The problem is that the whole event was orchestrated to showcase IBM. Jeopardy didn't offer an open call. There's been no series of open competitions in Jeopardy-style trivia, as there was with gradually-improving chess computers.
Instead, IBM wanted a forum to show off its multi-million-dollar QA technology, and approached Jeopardy. (They may have also, though I haven't seen definitive information either way, offered Jeopardy promotional payments.) IBM then spent 3+ years optimizing for the Jeopardy domain. (In the Reddit QA, the Watson team answered: "At this point, all Watson can do is play Jeopardy and provide responses in the Jeopardy format.")
And in the matches, Watson dominated on one dimension of Jeopardy play – quickly pressing a button after a light goes off – that's the least interesting technical challenge. (Yes, it's an important part of any champion's skills, but a machine would have won that button-pressing competition 50 years ago, so it obscures rather than highlights any other 'breakthroughs' Watson may represent.)
While impressive in several dimensions, and drawn from much deeper research by IBM, the only thing we can say for sure about Watson is that it was a "Horse for the Course" in Jeopardy. And unfortunately, no other computer horses were invited to play, and offered the same prizes (in money and fame).
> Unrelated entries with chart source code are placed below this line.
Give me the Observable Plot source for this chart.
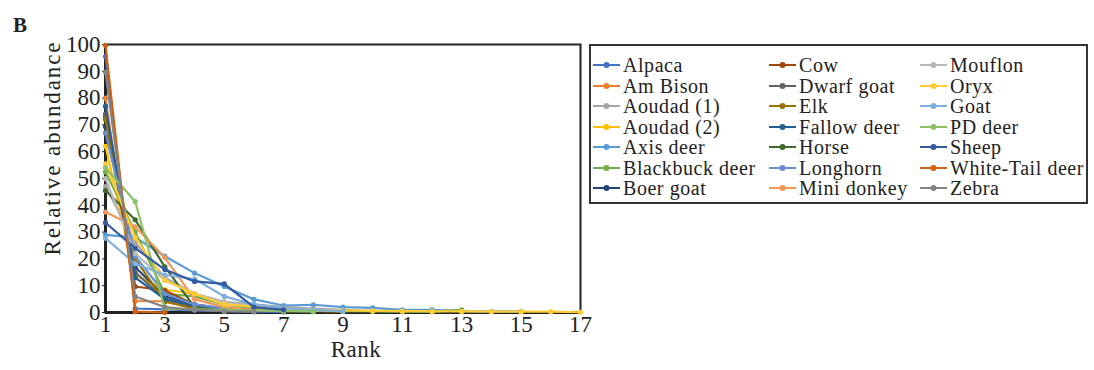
<!DOCTYPE html>
<html>
<head>
<meta charset="utf-8">
<script src="https://cdn.jsdelivr.net/npm/d3@7"></script>
<script src="https://cdn.jsdelivr.net/npm/@observablehq/plot@0.6"></script>
<style>
  body { margin: 0; background: #fff; font-family: "Liberation Serif", "Times New Roman", serif; color: #222; }
  #wrap { position: relative; width: 1094px; height: 370px; overflow: hidden; }
  #chart { position: absolute; left: 0; top: 0; }
  .panel { position: absolute; left: 13px; top: 15px; font-weight: bold; font-size: 21px; line-height: 1; }
  .ylab { position: absolute; left: 52px; top: 148px; transform: translate(-50%, -50%) rotate(-90deg); font-size: 23px; letter-spacing: 1.9px; white-space: nowrap; line-height: 1; }
  .xlab { position: absolute; left: 356px; top: 349px; transform: translate(-50%, -50%); font-size: 23px; letter-spacing: 0.5px; line-height: 1; }
  #legend { position: absolute; left: 589px; top: 44px; width: 499px; height: 160px; border: 2px solid #333; box-sizing: border-box; }
  .item { position: absolute; display: flex; align-items: center; height: 20px; font-size: 20px; letter-spacing: 0.55px; white-space: nowrap; line-height: 1; }
  .item svg { margin-right: 3px; flex: none; }
</style>
</head>
<body>
<div id="wrap">
  <div class="panel">B</div>
  <div id="chart"></div>
  <div class="ylab">Relative abundance</div>
  <div class="xlab">Rank</div>
  <div id="legend"></div>
</div>
<script>
// Rank–abundance values (%) per host species, rank 1 first
const alpaca     = [95.5, 1.5, 1.2, 0.8, 0.5, 0.3, 0.2];
const amBison    = [80, 4.3, 4.2, 1.5, 0.5];
const aoudad1    = [47, 26, 13, 7, 4, 3, 2, 1.5, 1, 0.5];
const aoudad2    = [62, 14, 8.5, 7, 3, 2, 1, 0.6, 0.4];
const axisDeer   = [29, 28, 21, 14.7, 9.7, 4.9, 2.6, 2.9, 2.0, 1.7, 1.0, 1.0, 0.5, 0.4, 0.4];
const blackbuck  = [52.4, 30, 7, 6, 3, 1.5, 1, 0.8, 0.5, 0.4, 0.3, 0.3, 1.0];
const boerGoat   = [69.4, 17, 6, 3, 1.5, 1, 0.5];
const cow        = [73, 9.7, 8.2, 3, 1, 0.5];
const dwarfGoat  = [74, 15, 5, 2, 1, 0.5];
const elk        = [72, 20, 4, 1.5, 1, 0.5];
const fallowDeer = [77, 13, 5, 2.5, 1, 0.5];
const horse      = [45.5, 34.6, 17, 2, 0.5];
const longhorn   = [67, 21, 7, 3, 1.5, 0.5];
const miniDonkey = [37.5, 32, 20.5, 5, 2, 1, 0.5];
const mouflon    = [50, 22, 12, 7, 4, 2.5, 1.5, 1, 0.5];
const oryx       = [55.5, 28, 12, 7, 3, 2.2, 1.5, 1, 0.8, 0.6, 0.5, 0.4, 0.4, 0.3, 0.3, 0.3, 0.1];
const goat       = [27.7, 18.2, 14, 12.5, 6, 3, 1.5, 1, 0.5];
const pdDeer     = [54, 41.4, 1.4, 1.2, 1, 0.8, 0.5, 0.3];
const sheep      = [33.5, 24, 16, 11.6, 10.7, 2, 1];
const whiteTail  = [99.7, 0.3, 0];
const zebra      = [89.7, 6, 2, 1, 0.5, 0.3];

const names = ["Alpaca", "Am Bison", "Aoudad (1)", "Aoudad (2)", "Axis deer", "Blackbuck deer", "Boer goat",
               "Cow", "Dwarf goat", "Elk", "Fallow deer", "Horse", "Longhorn", "Mini donkey",
               "Mouflon", "Oryx", "Goat", "PD deer", "Sheep", "White-Tail deer", "Zebra"];
const valuesList = [alpaca, amBison, aoudad1, aoudad2, axisDeer, blackbuck, boerGoat,
                    cow, dwarfGoat, elk, fallowDeer, horse, longhorn, miniDonkey,
                    mouflon, oryx, goat, pdDeer, sheep, whiteTail, zebra];
const colors = ["#4472C4", "#ED7D31", "#A5A5A5", "#FFC000", "#5B9BD5", "#70AD47", "#264478",
                "#9E480E", "#636363", "#997300", "#255E91", "#43682B", "#698ED0", "#F1975A",
                "#B7B7B7", "#FFCD33", "#7CAFDD", "#8CC168", "#335AA1", "#D26012", "#848484"];

const xTicks = [1, 3, 5, 7, 9, 11, 13, 15, 17];
const yTicks = [0, 10, 20, 30, 40, 50, 60, 70, 80, 90, 100];

const tables = names.map((name, k) => valuesList[k].map((v, i) => ({name, rank: i + 1, value: v})));

// each series draws its line then its markers, in series order
const seriesMarks = tables.flatMap(rows => [
  Plot.line(rows, {x: "rank", y: "value", stroke: "name", strokeWidth: 2.2}),
  Plot.dot(rows, {x: "rank", y: "value", fill: "name", r: 2.6})
]);

const chart = Plot.plot({
  width: 585,
  height: 370,
  marginLeft: 105,
  marginRight: 5,
  marginTop: 44,
  marginBottom: 58,
  style: {fontFamily: "Liberation Serif, Times New Roman, serif", fontSize: "23px", color: "#222", background: "transparent", overflow: "visible"},
  x: {domain: [1, 17]},
  y: {domain: [0, 100]},
  color: {domain: names, range: colors},
  marks: [
    Plot.frame({stroke: "#222", strokeWidth: 2}),
    Plot.axisY({ticks: yTicks, tickSize: 3, tickPadding: 2, label: null, fontSize: 23}),
    Plot.axisX({ticks: xTicks, tickSize: 0, tickPadding: 3, label: null, fontSize: 23}),
    Plot.ruleX([1], {stroke: "#222", strokeWidth: 3}),
    Plot.ruleY([0], {stroke: "#222", strokeWidth: 3}),
    ...seriesMarks
  ]
});
document.getElementById("chart").appendChild(chart);

// legend: three columns of seven entries
const legend = document.getElementById("legend");
const colX = [2, 178, 329];
names.forEach((name, k) => {
  const col = Math.floor(k / 7), row = k % 7;
  const item = document.createElement("div");
  item.className = "item";
  item.style.left = colX[col] + "px";
  item.style.top = (9 + row * 20.5) + "px";
  item.innerHTML = `<svg width="27" height="10"><line x1="0" x2="27" y1="5" y2="5" stroke="${colors[k]}" stroke-width="2"/><circle cx="13.5" cy="5" r="3" fill="${colors[k]}"/></svg><span>${name}</span>`;
  legend.appendChild(item);
});
</script>
</body>
</html>
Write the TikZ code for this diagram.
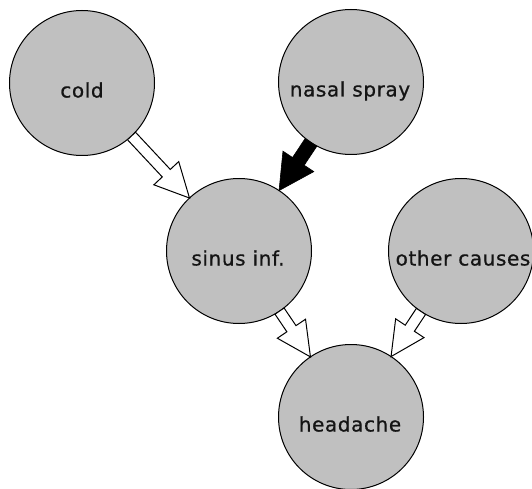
\documentclass[tikz,border=0pt]{standalone}
\usepackage{fontspec}
\usetikzlibrary{calc}
\newfontfamily\labfont[LetterSpace=3,FakeBold=0.7]{DejaVu Sans}
\definecolor{nodegray}{RGB}{192,192,192}
\definecolor{labcol}{RGB}{20,20,20}
\tikzset{
  var/.style={circle, draw=black, line width=1pt, fill=nodegray, minimum size=145pt, inner sep=0pt},
  lab/.style={font=\labfont\fontsize{20pt}{20pt}\selectfont, text=labcol, anchor=base, inner sep=0pt},
  hollow/.style={draw=black, line width=1pt, fill=white, line join=miter},
  solidarrow/.style={draw=black, line width=0.6pt, fill=black, line join=miter}
}
% #1 from, #2 to, #3 style, #4 half shaft width, #5 half head width, #6 head length
\newcommand\blockarrow[6]{%
  \path ($(#1)!72.5pt!(#2)$) coordinate (s) ($(#2)!72.5pt!(#1)$) coordinate (t)
        ($(t)!#6!(s)$) coordinate (h);
  \draw[#3] ($(s)!#4!90:(t)$) -- ($(h)!#4!-90:(s)$) -- ($(h)!#5!-90:(s)$) -- (t)
        -- ($(h)!#5!90:(s)$) -- ($(h)!#4!90:(s)$) -- ($(s)!#4!-90:(t)$) -- cycle;
}
\begin{document}
\begin{tikzpicture}[x=1pt,y=-1pt]
\useasboundingbox (0,0) rectangle (532,489);
\node[var] (cold) at (82,83) {};
\node[var] (nasal) at (351,82) {};
\node[var] (sinus) at (239,251) {};
\node[var] (other) at (461,251) {};
\node[var] (head) at (351,417) {};
\node[lab] (tcold) at (82,97.5) {cold};
\node[lab] (tnasal) at (350,96.5) {nasal spray};
\node[lab] (tsinus) at (238,265.5) {sinus inf.};
\node[lab] (tother) at (463,265.5) {other causes};
\node[lab] (thead) at (350,431.5) {headache};
\blockarrow{cold}{sinus}{hollow}{5.5pt}{17pt}{34pt}
\blockarrow{nasal}{sinus}{solidarrow}{7pt}{18.5pt}{35pt}
\blockarrow{sinus}{head}{hollow}{5.5pt}{17pt}{34pt}
\blockarrow{other}{head}{hollow}{5.5pt}{17pt}{34pt}
\end{tikzpicture}
\end{document}
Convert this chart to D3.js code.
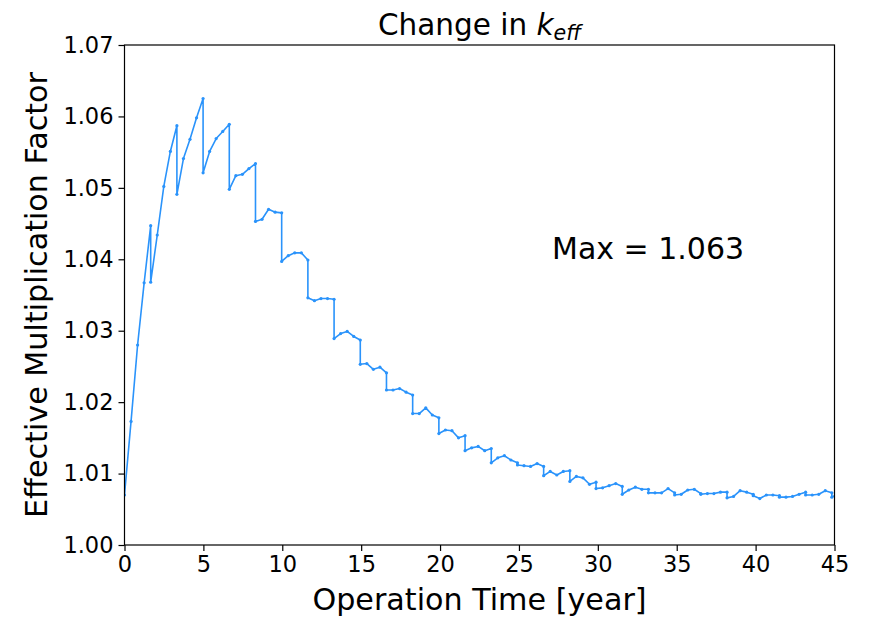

I suspect, now that the pattern has been set, we'll see leaner teams showing they can do as well or better than Watson with far less funding/hardware, over the next few years. Still, in the popular imagination, these efforts will live in the shadow of Watson, when a fair competitive process might have given them a chance to upstage Watson.
Quickly pressing a button after a light goes off is pretty unimpressive. Figuring out the answer to the question and measuring your confidence in order to decide whether to press the button is impressive.
Agree on your suspicion. Simply quartering the cost of memory and copying the approach from the paper with some home-grown improvements will get people ahead of IBM and probably inside IBM's decision loop so they're permanently ahead. But plowing something the first time is often the hardest. These weren't dumb people working on this thing for 3+ years.
I actually told my wife (who knew the correct answer - Chicago) half jokingly that perhaps it was the sportsmanship built into Watson to throw away an easy answer once in a while, because he was on a hot streak up to that point.